After leaving Helsingborg, Fridell worked as a freelance actor on numerous stages, including the Boulevard Theatre in Stockholm, where he had a bit of breakthrough in En stackars lycklig man. After an additional stint in Helsingborg, he once again joined Bergman's ensemble between 1954 and 1960, this time at Malmö City Theatre. From 1960, Fridell worked at the Stockholm City Theatre until the 1970s, when he returned once again to freelance work.
During the later years of his professional career, he made no secret of his problems with alcohol which made it difficult for him to remain involved as a member of a theatre ensemble. To a great extent, his career was connected to Bergman, who cast Fridell in a number of expressive and often meaningful minor roles, quite often as a spokesman for the lower walks of life.
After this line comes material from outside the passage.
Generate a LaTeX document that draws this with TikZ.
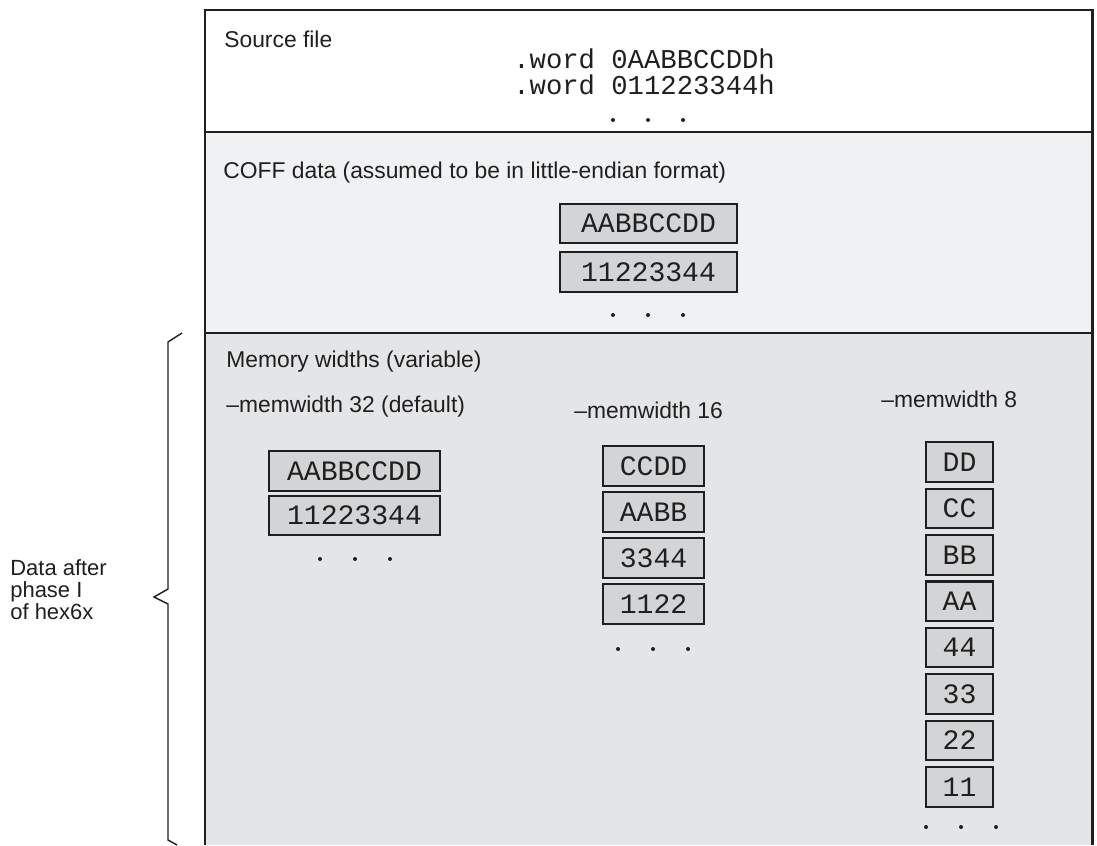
\documentclass[tikz,border=0pt]{standalone}
\usepackage{xcolor}
\usepackage{fontspec}
\setmainfont{Liberation Sans}
\setmonofont{Liberation Mono}
\usepackage{tikz}
\usetikzlibrary{positioning}

\definecolor{coffgray}{HTML}{F0F1F3}
\definecolor{memgray}{HTML}{E4E5E7}
\definecolor{cellgray}{HTML}{D3D4D6}

\begin{document}
\begin{tikzpicture}[
	x=0.02cm, y=-0.02cm,
	font=\fontsize{13}{15}\selectfont
]
\tikzset{
    lbl/.style = {anchor=west, inner sep=0pt, text=black!88},
    code/.style = {anchor=west, inner sep=0pt, font=\ttfamily\fontsize{15.5}{17}\selectfont, text=black!88},
    cell/.style = {rectangle, draw=black!88, line width=1.2pt, fill=cellgray, inner sep=0pt,
                   font=\ttfamily\fontsize{16}{18}\selectfont, text=black!88, minimum height=0.79cm}
}
\newcommand{\threedots}[3]{%
  \foreach \k in {0,1,2} \fill[black!88] (#1+#3*\k,#2) circle (2);}
\useasboundingbox (0,0) rectangle (1097,845);

% sections
\fill[coffgray] (205,132) rectangle (1092,333);
\fill[memgray] (205,333) rectangle (1092,845);
\draw[line width=0.6pt, black!88] (205,132) -- (1092,132);
\draw[line width=0.6pt, black!88] (205,333) -- (1092,333);
\draw[line width=1.7pt, black!88] (205,845) -- (205,10) -- (1092,10) -- (1092,845);

% source file
\node[lbl] (src) at (224,39) {Source file};
\node[code] (w1) at (513,59) {.word 0AABBCCDDh};
\node[code] (w2) at (513,85) {.word 011223344h};
\threedots{613}{120}{35}

% COFF data
\node[lbl] (coff) at (223,173) {COFF data (assumed to be in little-endian format)};
\node[cell,minimum width=3.54cm] (c1) at (648.5,223.5) {AABBCCDD};
\node[cell,minimum width=3.54cm] (c2) at (648.5,272) {11223344};
\threedots{613}{315}{35}

% memory widths
\node[lbl] (mem) at (226,362) {Memory widths (variable)};
\node[lbl] (mw32) at (226,407) {–memwidth 32 (default)};
\node[lbl] (mw16) at (574,410) {–memwidth 16};
\node[lbl] (mw8) at (881,399) {–memwidth 8};

\node[cell,minimum width=3.42cm] (a1) at (354.5,471) {AABBCCDD};
\node[cell,minimum width=3.42cm] (a2) at (354.5,515.5) {11223344};
\threedots{320}{559}{35}

\foreach \t [count=\i from 0] in {CCDD,AABB,3344,1122}
  \node[cell,minimum width=2.02cm] (b\i) at (653.5,466+46*\i) {\t};
\threedots{618}{649}{35}

\foreach \t [count=\i from 0] in {DD,CC,BB,AA,44,33,22,11}
  \node[cell,minimum width=1.34cm] (d\i) at (959.5,462+46.4*\i) {\t};
\threedots{926}{827}{35}

% brace
\draw[line width=0.8pt, black!88] (182,333) -- (168,342) -- (168,589) -- (154,597)
  -- (168,604) -- (168,840) -- (177,845);
\node[lbl, align=left, font=\fontsize{12.5}{12.5}\selectfont] (phase) at (10,590) {Data after\\phase I\\of hex6x};
\end{tikzpicture}
\end{document}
The first film role Fridell played with Bergman was in 1946 as the pastor in It Rains on Our Love. He went on to play the manager of a music hall in A Ship to India and an opera-singing boarding-house guest in Prison. Fridell's long and slightly angular appearance, his haggard face and often jangly laugh provided the perfect platform for portraying odd characters, both stubborn and ever-so uncouth. He quite often injected life into somewhat unpleasant, coarse characters, for example as the artillery officer who humiliated the circus owner's wife in the beginning of Sawdust and Tinsel.
Regarding his role as the crazy smith Plog in The Seventh Seal, the reviewer in SF’s programme notes stated, ‘The human could still be detected despite this comedian’s frightening subhuman appearance’. The following year, he played Vogler's (Max von Sydow) assistant Tubal in The Magician, a spineless helper who, having gotten a taste for the good life, eventually decides to leave his employer. Fridell was a bit of an expert at portraying the stereotypical Swedish character, inebriated and on the verge of tears, who is thus able to spill forth his most humble of emotions.
In 1959 Fridell was awarded the Thalia Statyetten.
One of his final, more memorable roles was as the uncompromising artist in Lars Molin's Badjävlar in 1971.